After the events of the Revolution, when the principle of separation of Church and state was proclaimed, it appeared that the state would avoid playing such a dangerous role for the integrity of the state and people by removing the Church from a possible direct dialogue with the people. Yet something completely different happened: literally from the first days of the new regime, through institutions making up part of the secret police of the then Soviet state, there were attempts to formulate the same policy that existed before the Revolution, which was to approve all appointments and to control everything that took place at the level of the highest ecclesiastical decisions. In other words, to interfere in Church life in pursing concrete goals at a time when ideological interests had become a part of general state concerns.

And when in the 1990s there were changes and the Church roundly declared that there ought not to be any bureaucratic layers, hot heads were to be found among revolutionaries of that time. There were proposals that a ministry of religious affairs be set up, and certain well know people who took an active part in the political changes not only wanted, but even proposed their candidacy as new Ober-Procurators.

I would like to express my heartfelt gratitude that in today’s Russia there are no bureaucratic layers. There is dialogue between the Patriarch and the President, between the supreme Church authorities and the corresponding ministries and government departments. A direct dialogue is held along the vertical of our life which grants to the Church the opportunity to formulate her understanding of what is happening in the country and among the people, to pay attention to such topics as public morality, social life, ecological problems and the moral dimension of the problems of internal and external politics. All of this forms within society a clear understanding of the Church’s independent position. And perhaps the most important thing is that this position is based on the same moral principles upon which our laws are also based. These principles emerge from our spiritual and moral tradition, which today is not disputed by the Russian state.

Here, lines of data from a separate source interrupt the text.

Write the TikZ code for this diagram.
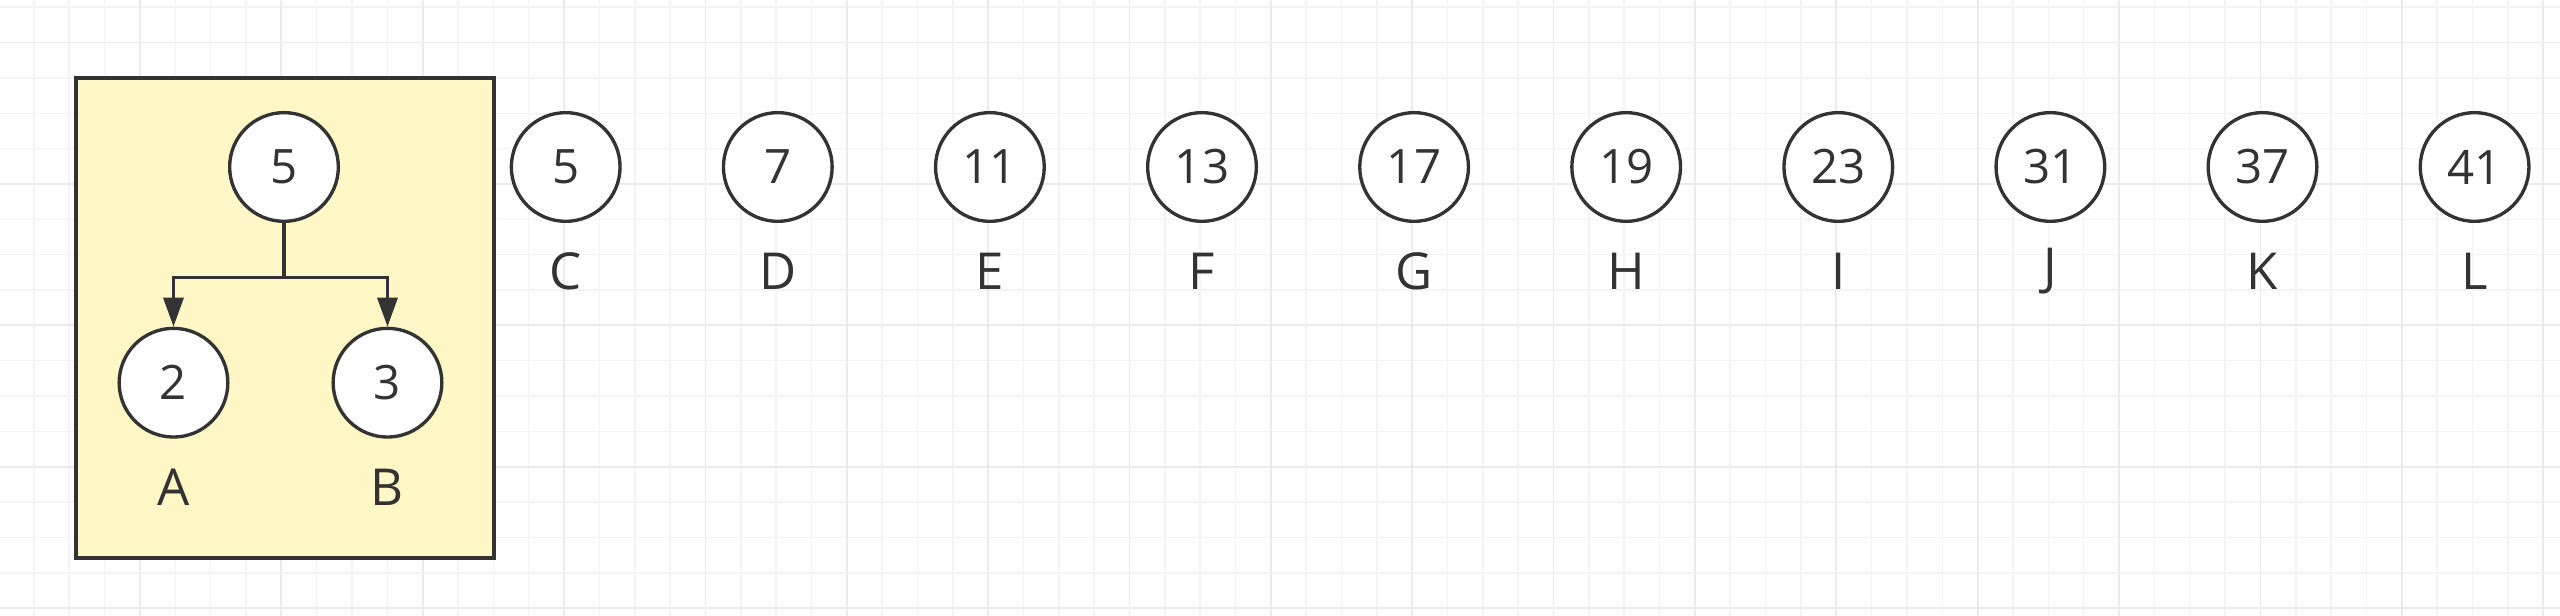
\documentclass[tikz,border=0pt]{standalone}
\usepackage{fontspec}
\setmainfont{Open Sans}
\usepackage{tikz}
\usetikzlibrary{arrows.meta}
\usetikzlibrary{calc}

\definecolor{inkgray}{HTML}{333333}
\definecolor{boxyellow}{HTML}{FFF7C6}
\definecolor{gridminor}{HTML}{F4F4F4}
\definecolor{gridmajor}{HTML}{EBEBEB}

\begin{document}
\begin{tikzpicture}[inner sep=0pt,
        node_style/.style={circle,draw=inkgray,fill=white,line width=0.95pt,minimum size=1.087cm,text=inkgray,font=\fontsize{13.5}{16}\selectfont},
        label_style/.style={text=inkgray,font=\fontsize{14.5}{17}\selectfont},
        box_style/.style={draw=inkgray,fill=boxyellow,line width=1.15pt},
        edge_style/.style={draw=inkgray,line width=0.95pt,-{Triangle[length=0.29cm,width=0.2cm]}},
        minor_line/.style={draw=gridminor,line width=0.45pt},
        major_line/.style={draw=gridmajor,line width=0.5pt}]

        \useasboundingbox (0,0) rectangle (25.6,-6.16);
        \fill[white] (0,0) rectangle (25.6,-6.16);

        % background grid
        \foreach \k in {0,...,73}
            \draw[minor_line] ({(-1.4+\k*35.34)/100},0) -- ({(-1.4+\k*35.34)/100},-6.16);
        \foreach \k in {0,...,17}
            \draw[minor_line] (0,{-(7.3+\k*35.34)/100}) -- (25.6,{-(7.3+\k*35.34)/100});
        \foreach \k in {0,...,18}
            \draw[major_line] ({(-1.4+\k*141.36)/100},0) -- ({(-1.4+\k*141.36)/100},-6.16);
        \foreach \k in {0,...,4}
            \draw[major_line] (0,{-(42.6+\k*141.36)/100}) -- (25.6,{-(42.6+\k*141.36)/100});

        % merged tree
        \draw[box_style] (0.762,-0.778) rectangle (4.937,-5.58);

        \node [node_style](root) at (2.84,-1.67) {5};
        \node [node_style](nA) at (1.735,-3.827) {2};
        \node [node_style](nB) at (3.875,-3.827) {3};
        \node [label_style](lA) at (1.735,-4.87) {A};
        \node [label_style](lB) at (3.875,-4.87) {B};
        \coordinate (fork) at (2.84,-2.773);
        \draw [edge_style] (root) -- (fork) -| (nA);
        \draw [edge_style] (fork) -| (nB);

        % single trees
        \node [node_style](nC) at (5.657,-1.67) {5};
        \node [node_style](nD) at (7.778,-1.67) {7};
        \node [node_style](nE) at (9.899,-1.67) {11};
        \node [node_style](nF) at (12.02,-1.67) {13};
        \node [node_style](nG) at (14.141,-1.67) {17};
        \node [node_style](nH) at (16.262,-1.67) {19};
        \node [node_style](nI) at (18.383,-1.67) {23};
        \node [node_style](nJ) at (20.504,-1.67) {31};
        \node [node_style](nK) at (22.625,-1.67) {37};
        \node [node_style](nL) at (24.746,-1.67) {41};

        \node [label_style](lC) at (5.657,-2.71) {C};
        \node [label_style](lD) at (7.778,-2.71) {D};
        \node [label_style](lE) at (9.899,-2.71) {E};
        \node [label_style](lF) at (12.02,-2.71) {F};
        \node [label_style](lG) at (14.141,-2.71) {G};
        \node [label_style](lH) at (16.262,-2.71) {H};
        \node [label_style](lI) at (18.383,-2.71) {I};
        \node [label_style](lJ) at (20.504,-2.71) {J};
        \node [label_style](lK) at (22.625,-2.71) {K};
        \node [label_style](lL) at (24.746,-2.71) {L};
\end{tikzpicture}
\end{document}
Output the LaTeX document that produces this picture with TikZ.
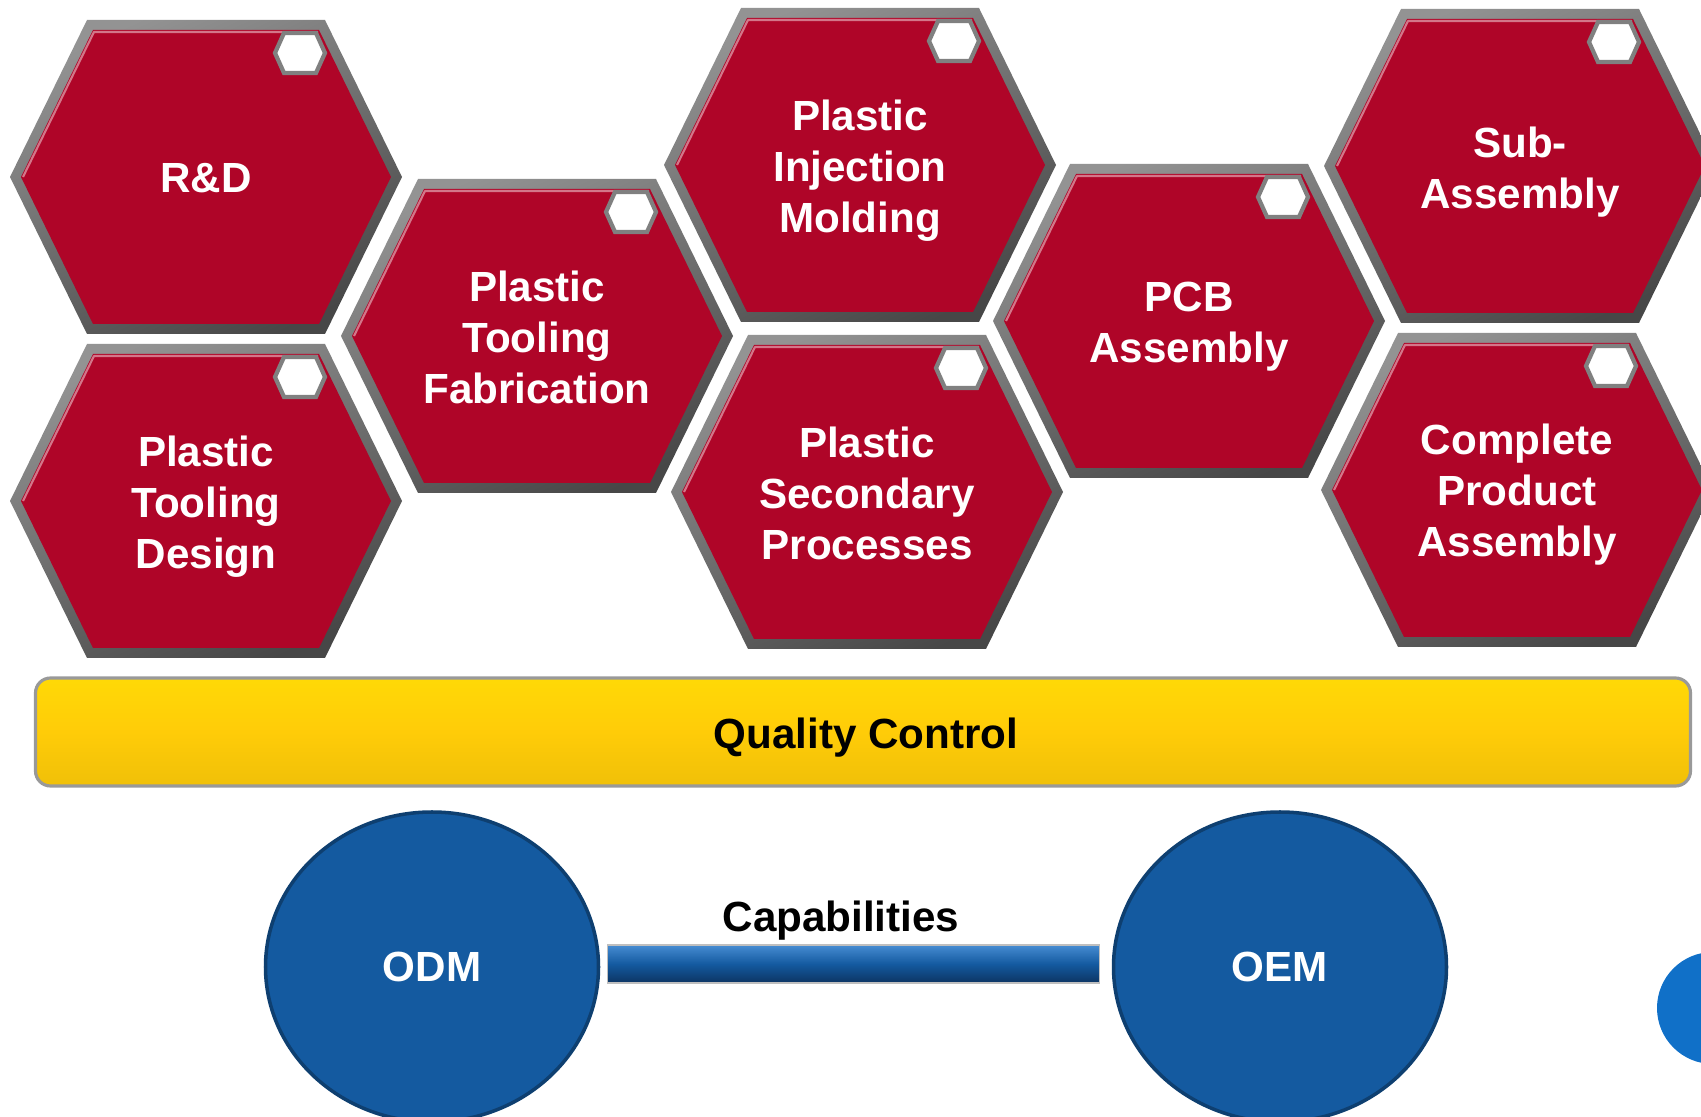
\documentclass[tikz,border=0pt]{standalone}
\usepackage{fontspec}
\setmainfont{Liberation Sans}
\usetikzlibrary{shapes.geometric}

\definecolor{hexred}{RGB}{175,5,40}
\definecolor{qcgold}{RGB}{255,204,8}
\definecolor{capblue}{RGB}{20,90,160}
\definecolor{barlight}{RGB}{70,140,210}
\definecolor{bardark}{RGB}{12,52,98}
\definecolor{dotblue}{RGB}{16,112,200}

\begin{document}
\begin{tikzpicture}
  [x=0.1mm,y=-0.1mm,
   every node/.style={font=\fontsize{12}{14.5}\selectfont\bfseries},
   hexbevel/.style={top color=gray!85, bottom color=black!72, shading angle=25},
   hexface/.style={fill=hexred},
   hexshine/.style={draw=hexred!55!white, line width=0.6pt, line join=round},
   badge/.style={fill=white, draw=gray, line width=1.2pt},
   hexlabel/.style={text=white, align=center},
   qcbar/.style={rectangle, rounded corners=1.5mm, draw=gray!80, line width=0.9pt,
     top color=qcgold!75!yellow, bottom color=qcgold!94!black, middle color=qcgold,
     minimum width=165.5mm, minimum height=10.8mm},
   capnode/.style={ellipse, fill=capblue, draw=capblue!70!black, line width=1pt,
     minimum width=33.3mm, minimum height=31mm, inner sep=0pt, text=white},
   linkbar/.style={top color=barlight, bottom color=bardark, middle color=capblue,
     draw=gray!50, line width=0.3pt}]
  \useasboundingbox (0,0) rectangle (1701,1117);
  \clip (0,0) rectangle (1701,1117);

  % process hexagons, each with its small badge in the upper right corner
  \foreach \nm/\cx/\cy/\ly/\txt in {rd/206/177/178/{R\&D},
      ptd/206/501/507/{Plastic\\Tooling\\Design},
      ptf/537/336/337/{Plastic\\Tooling\\Fabrication},
      pim/860/165/171/{Plastic\\Injection\\Molding},
      psp/867/492/493/{Plastic\\Secondary\\Processes},
      pcb/1189/321/327/{PCB\\Assembly},
      sub/1520/166/172/{Sub-\\Assembly},
      cpa/1517/490/495/{Complete\\Product\\Assembly}}
  {
    \begin{scope}[shift={(\cx,\cy)}]
      \shade[hexbevel] (-196,0) -- (-119,-157) -- (119,-157) -- (196,0) -- (119,157) -- (-119,157) -- cycle;
      \fill[hexface] (-185,0) -- (-113,-147) -- (113,-147) -- (185,0) -- (113,147) -- (-113,147) -- cycle;
      \draw[hexshine] (-183,0) -- (-112,-145) -- (112,-145);
      \draw[badge] (69,-124) -- (78,-144) -- (110,-144) -- (119,-124) -- (110,-104) -- (78,-104) -- cycle;
    \end{scope}
    \node[hexlabel] (\nm) at (\cx,\ly) {\txt};
  }

  \node[qcbar] (qc) at (863,732) {};
  \node (qctext) at (866,738) {Quality Control};

  \node[capnode] (odm) at (432,967) {ODM};
  \node[capnode] (oem) at (1280,967) {OEM};
  \shade[linkbar] ([shift={(7,-22)}]odm.east) rectangle ([shift={(-12,16)}]oem.west);
  \node (caps) at (841,921) {Capabilities};

  \fill[dotblue] (1713,1008) circle [radius=56];

\end{tikzpicture}
\end{document}
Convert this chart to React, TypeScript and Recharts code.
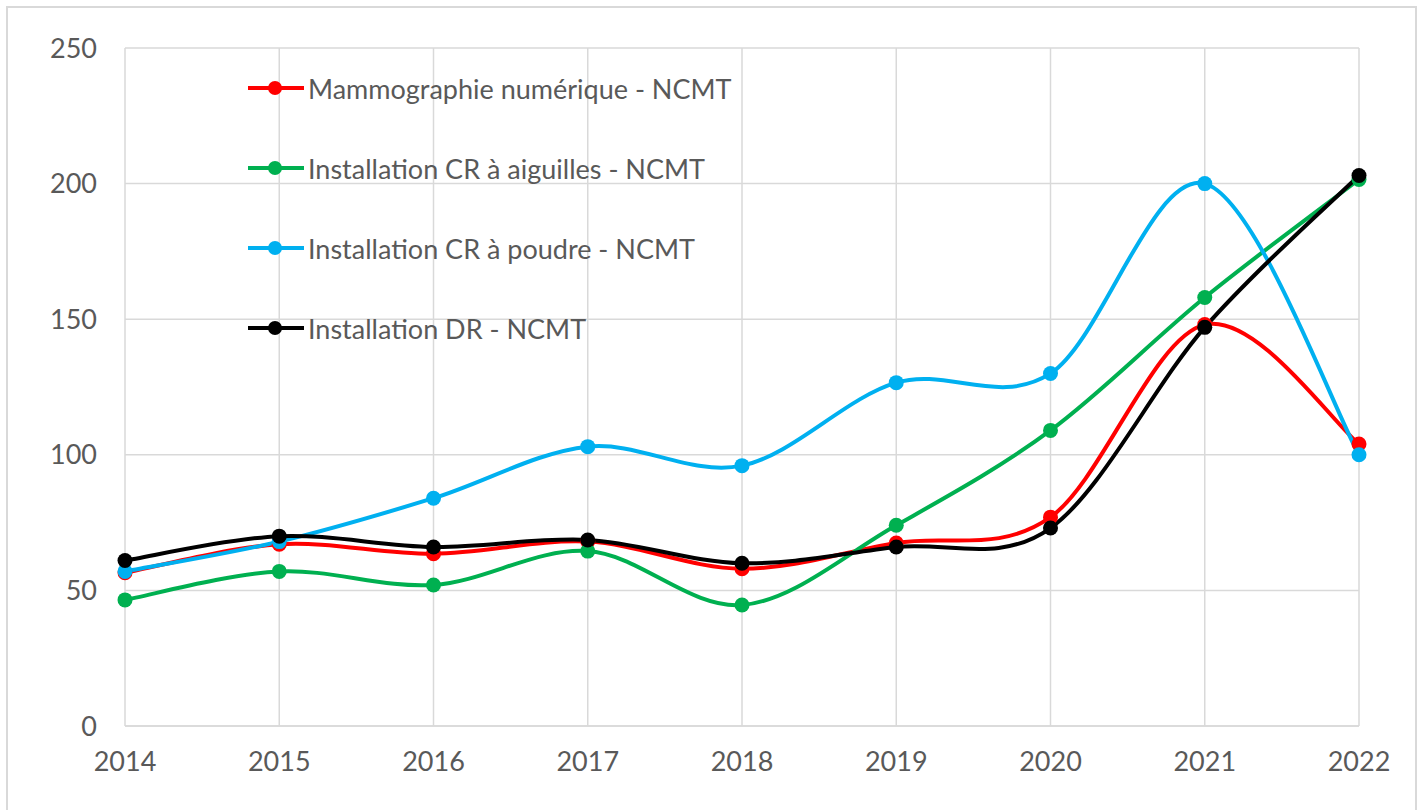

There is nothing more serious and important than moral consensus within society. If there is consensus on the main moral values, then all other social relationships are formed harmoniously – laws are made that are acceptable to people and political practice corresponds to the interests of the people.

Your great personal role plays a part in all that I am now saying. I express my gratitude to you for the dialogue which we hold together, for the dialogue which is held between heads of ministries and government departments with the corresponding organizations and structures of the Russian Orthodox Church, and for that atmosphere of openness in which our society today lives. I believe that this openness will be the pledge for the certain success of our Fatherland in the near and distant future.

On behalf of the Episcopal Council of the Russian Orthodox Church I would like to wish you, much-esteemed Vladimir Vladimirovich, long years of life, good health and God’s aid in the lofty mission the Lord has entrusted to you through the will of the people. This is how we understand that which is happening in the history of people: the free will of people is combined with Divine Providence. May the Lord preserve you!